I’ll make the point again here — with fewer words. For more detail, read my post over at Gibson.

Risk Aversion is a Risk Itself

Many leaders pull back on innovation programs because of expenses, and, fear of change. They settle for small changes and improvements and continue to look at innovation as if it’s extra work. They pay lip service to innovation and waste time doing culture assessments. They also spend precious time developing a precise process for innovation. Cultural awareness of the climate for innovation is a good thing, and a defined process is as well, but don’t spend a year doing it. Instead, get started on innovation projects.

Learn as you go!

What leaders risk by pulling their innovation punches is — everything.

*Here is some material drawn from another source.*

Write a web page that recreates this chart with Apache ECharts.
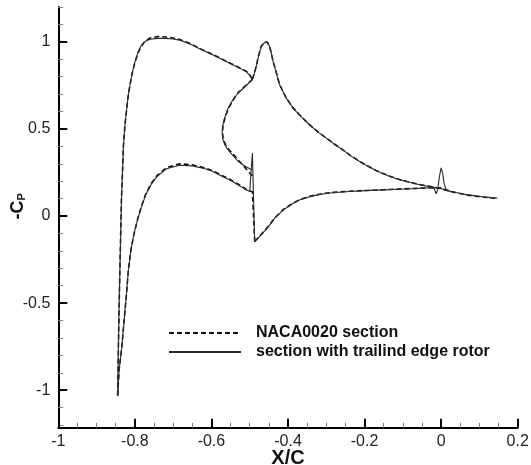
<!DOCTYPE html>
<html><head><meta charset="utf-8">
<script src="https://cdn.jsdelivr.net/npm/echarts@6/dist/echarts.min.js"></script>
<style>html,body{margin:0;padding:0;background:#fff}#c{width:531px;height:465px}</style>
</head><body><div id="c"></div><script>
// ---- data (x/c, -Cp) ----
const nacaUpper = [[-0.845,-1.03],[-0.843,-0.75],[-0.841,-0.5],[-0.839,-0.3],[-0.837,-0.1],[-0.835,0.1],[-0.832,0.27],[-0.83,0.4],[-0.826,0.52],[-0.822,0.6],[-0.818,0.68],[-0.813,0.75],[-0.807,0.82],[-0.8,0.88],[-0.792,0.935],[-0.783,0.975],[-0.773,1.005],[-0.76,1.022],[-0.74,1.03],[-0.72,1.028],[-0.7,1.022],[-0.683,1.014],[-0.652,0.987],[-0.631,0.962],[-0.596,0.927],[-0.552,0.879],[-0.509,0.831],[-0.5,0.81],[-0.493,0.785]];
const nacaRear = [[-0.493,0.785],[-0.488,0.82],[-0.483,0.86],[-0.477,0.92],[-0.47,0.975],[-0.462,0.996],[-0.455,1.0],[-0.449,0.98],[-0.444,0.94],[-0.439,0.889],[-0.43,0.82],[-0.422,0.755],[-0.405,0.68],[-0.387,0.621],[-0.365,0.57],[-0.344,0.525],[-0.32,0.48],[-0.3,0.448],[-0.28,0.415],[-0.257,0.381],[-0.235,0.345],[-0.213,0.314],[-0.196,0.292],[-0.17,0.262],[-0.153,0.245],[-0.13,0.225],[-0.109,0.21],[-0.085,0.196],[-0.065,0.185],[-0.04,0.174],[-0.022,0.167],[0,0.158],[0.021,0.143],[0.045,0.131],[0.065,0.122],[0.09,0.114],[0.108,0.109],[0.13,0.104],[0.147,0.101]];
const nacaLoop = [[-0.493,0.785],[-0.51,0.75],[-0.531,0.707],[-0.545,0.66],[-0.557,0.611],[-0.565,0.56],[-0.57,0.515],[-0.571,0.475],[-0.569,0.439],[-0.563,0.41],[-0.554,0.381],[-0.541,0.35],[-0.527,0.314],[-0.511,0.275],[-0.497,0.24],[-0.492,0.23]];
const nacaLower = [[-0.845,-1.03],[-0.841,-0.88],[-0.834,-0.75],[-0.828,-0.596],[-0.822,-0.45],[-0.817,-0.309],[-0.81,-0.19],[-0.802,-0.1],[-0.793,-0.02],[-0.783,0.055],[-0.772,0.125],[-0.758,0.185],[-0.743,0.23],[-0.717,0.278],[-0.683,0.3],[-0.65,0.294],[-0.617,0.276],[-0.596,0.26],[-0.574,0.234],[-0.552,0.211],[-0.531,0.184],[-0.509,0.154],[-0.5,0.144],[-0.493,0.14],[-0.487,-0.146]];
const nacaAft = [[-0.487,-0.146],[-0.475,-0.118],[-0.462,-0.086],[-0.448,-0.05],[-0.435,-0.012],[-0.413,0.036],[-0.39,0.07],[-0.37,0.094],[-0.348,0.11],[-0.326,0.122],[-0.305,0.13],[-0.283,0.136],[-0.24,0.142],[-0.196,0.147],[-0.15,0.151],[-0.109,0.155],[-0.065,0.159],[-0.022,0.163],[0,0.16],[0.021,0.145]];

const rotorUpper = [[-0.845,-1.03],[-0.843,-0.75],[-0.841,-0.5],[-0.839,-0.3],[-0.837,-0.1],[-0.835,0.1],[-0.832,0.27],[-0.83,0.4],[-0.826,0.52],[-0.822,0.6],[-0.818,0.68],[-0.813,0.75],[-0.807,0.82],[-0.8,0.883],[-0.792,0.94],[-0.783,0.98],[-0.773,1.003],[-0.76,1.015],[-0.74,1.02],[-0.72,1.02],[-0.7,1.016],[-0.683,1.01],[-0.652,0.984],[-0.631,0.96],[-0.596,0.925],[-0.552,0.877],[-0.509,0.829],[-0.5,0.808],[-0.493,0.783]];
const rotorRear = [[-0.493,0.783],[-0.488,0.818],[-0.483,0.858],[-0.477,0.918],[-0.47,0.972],[-0.462,0.994],[-0.455,0.998],[-0.449,0.978],[-0.444,0.938],[-0.439,0.887],[-0.43,0.818],[-0.422,0.753],[-0.405,0.678],[-0.387,0.62],[-0.365,0.569],[-0.344,0.524],[-0.32,0.479],[-0.3,0.447],[-0.28,0.414],[-0.257,0.38],[-0.235,0.344],[-0.213,0.313],[-0.196,0.291],[-0.17,0.261],[-0.153,0.244],[-0.13,0.224],[-0.109,0.209],[-0.085,0.195],[-0.065,0.184],[-0.04,0.173],[-0.022,0.166],[0,0.157],[0.021,0.143],[0.045,0.132],[0.065,0.123],[0.09,0.116],[0.108,0.111],[0.13,0.106],[0.147,0.104]];
const rotorLoop = [[-0.493,0.783],[-0.51,0.748],[-0.531,0.705],[-0.546,0.66],[-0.558,0.611],[-0.566,0.56],[-0.571,0.515],[-0.572,0.475],[-0.57,0.439],[-0.565,0.41],[-0.557,0.381],[-0.545,0.35],[-0.531,0.316],[-0.515,0.29],[-0.5,0.272],[-0.493,0.265]];
const rotorLower = [[-0.845,-1.03],[-0.841,-0.88],[-0.834,-0.75],[-0.828,-0.596],[-0.822,-0.45],[-0.817,-0.309],[-0.81,-0.19],[-0.802,-0.1],[-0.793,-0.02],[-0.783,0.05],[-0.772,0.12],[-0.758,0.18],[-0.743,0.225],[-0.717,0.272],[-0.683,0.292],[-0.65,0.288],[-0.617,0.271],[-0.596,0.256],[-0.574,0.23],[-0.552,0.207],[-0.531,0.18],[-0.509,0.151],[-0.5,0.141],[-0.495,0.138],[-0.493,0.362],[-0.487,-0.146]];
const rotorAft = [[-0.487,-0.146],[-0.475,-0.12],[-0.462,-0.088],[-0.448,-0.052],[-0.435,-0.014],[-0.413,0.034],[-0.39,0.068],[-0.37,0.092],[-0.348,0.108],[-0.326,0.12],[-0.305,0.128],[-0.283,0.134],[-0.24,0.141],[-0.196,0.146],[-0.15,0.15],[-0.109,0.154],[-0.065,0.158],[-0.03,0.162],[-0.018,0.158],[-0.013,0.128],[-0.009,0.15],[-0.005,0.22],[0,0.276],[0.004,0.245],[0.008,0.185],[0.013,0.151],[0.021,0.145]];

const yLabelValues = [-1, -0.5, 0, 0.5, 1];
const yMinorValues = [-1.2,-1.1,-0.9,-0.8,-0.7,-0.6,-0.4,-0.3,-0.2,-0.1,0.1,0.2,0.3,0.4,0.6,0.7,0.8,0.9,1.1,1.2];
const xMinorValues = [-0.95,-0.9,-0.85,-0.75,-0.7,-0.65,-0.55,-0.5,-0.45,-0.35,-0.3,-0.25,-0.15,-0.1,-0.05,0.05,0.1,0.15];

const NAME_A = 'NACA0020 section';
const NAME_B = 'section with trailind edge rotor';
const FONT = '"Liberation Sans", Arial, sans-serif';

const dashStyle = {color:'#111', width:1.6, type:[5,3]};
const solidStyle = {color:'#2a2a2a', width:1.1, type:'solid'};
function mk(name, data, ls){
  return {name, type:'line', data, showSymbol:false, symbol:'none', lineStyle:ls, itemStyle:{color:ls.color}, animation:false, silent:true, z:ls.type==='solid'?3:2};
}
const series = [
  mk(NAME_A, nacaUpper, dashStyle), mk(NAME_A, nacaRear, dashStyle), mk(NAME_A, nacaLoop, dashStyle),
  mk(NAME_A, nacaLower, dashStyle), mk(NAME_A, nacaAft, dashStyle),
  mk(NAME_B, rotorUpper, solidStyle), mk(NAME_B, rotorRear, solidStyle), mk(NAME_B, rotorLoop, solidStyle),
  mk(NAME_B, rotorLower, solidStyle), mk(NAME_B, rotorAft, solidStyle)
];

const chart = echarts.init(document.getElementById('c'), null, {renderer:'canvas'});
chart.setOption({
  backgroundColor:'#fff',
  animation:false,
  grid:{left:58.3, right:13.3, top:7, bottom:37.3, containLabel:false, outerBoundsMode:'none'},
  legend:{
    data:[NAME_A, NAME_B], orient:'vertical', left:168, top:325, padding:0,
    itemWidth:72, itemHeight:10, itemGap:3,
    itemStyle:{opacity:0},
    textStyle:{fontSize:16, fontWeight:'bold', fontFamily:FONT, color:'#111', padding:[0,0,0,10], lineHeight:16},
    selectedMode:false
  },
  xAxis:[{
    type:'value', min:-1, max:0.2, interval:0.2, position:'bottom',
    name:'X/C', nameLocation:'middle', nameGap:21, nameMoveOverlap:false,
    nameTextStyle:{fontSize:20, fontWeight:'bold', fontFamily:FONT, color:'#111'},
    axisLine:{onZero:false, lineStyle:{color:'#000', width:2}},
    axisTick:{inside:true, length:9, lineStyle:{color:'#000', width:2}},
    axisLabel:{fontSize:16, fontFamily:FONT, color:'#222', margin:6},
    splitLine:{show:false}
  },{
    type:'value', min:-1, max:0.2, position:'bottom',
    axisLine:{show:false, onZero:false},
    axisTick:{show:true, inside:true, length:5, customValues:xMinorValues, lineStyle:{color:'#888', width:1}},
    axisLabel:{show:false},
    splitLine:{show:false}
  }],
  yAxis:[{
    type:'value', min:-1.215, max:1.2,
    name:'-C{p|P}', nameLocation:'middle', nameGap:31, nameRotate:90, nameMoveOverlap:false,
    nameTextStyle:{fontSize:18, fontWeight:'bold', fontFamily:FONT, color:'#111', padding:[0,0,0,22],
      rich:{p:{fontSize:11, fontWeight:'bold', fontFamily:FONT, color:'#111', padding:[8,0,0,0]}}},
    axisLine:{onZero:false, lineStyle:{color:'#000', width:2}},
    axisTick:{inside:true, length:9, customValues:yLabelValues, lineStyle:{color:'#000', width:2}},
    axisLabel:{fontSize:16, fontFamily:FONT, color:'#222', margin:8, customValues:yLabelValues},
    splitLine:{show:false}
  },{
    type:'value', min:-1.215, max:1.2, position:'left',
    axisLine:{show:false, onZero:false},
    axisTick:{show:true, inside:true, length:5, customValues:yMinorValues, lineStyle:{color:'#888', width:1}},
    axisLabel:{show:false},
    splitLine:{show:false}
  }],
  series
});
</script></body></html>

There are some businesses and industries where change happens slowly. Leaders in those sectors can get by being very careful — for many years sometimes. And yet, invariably, someone, a start-up or a competitor, changes the paradigm. If you wait until that moment to start innovating it will probably be too late. You won’t have grown the skill set. You won’t have a team in place. You won’t have a pipeline of ideas and nascent products and services.

So, the simple solution: invest in innovation training and programs. Make innovation part of your culture with innovation projects. Projects are how you change your culture. In fact, nothing else will change your culture.

Bottom line: Leaders — take more risk on innovation because your organizations future depends on it.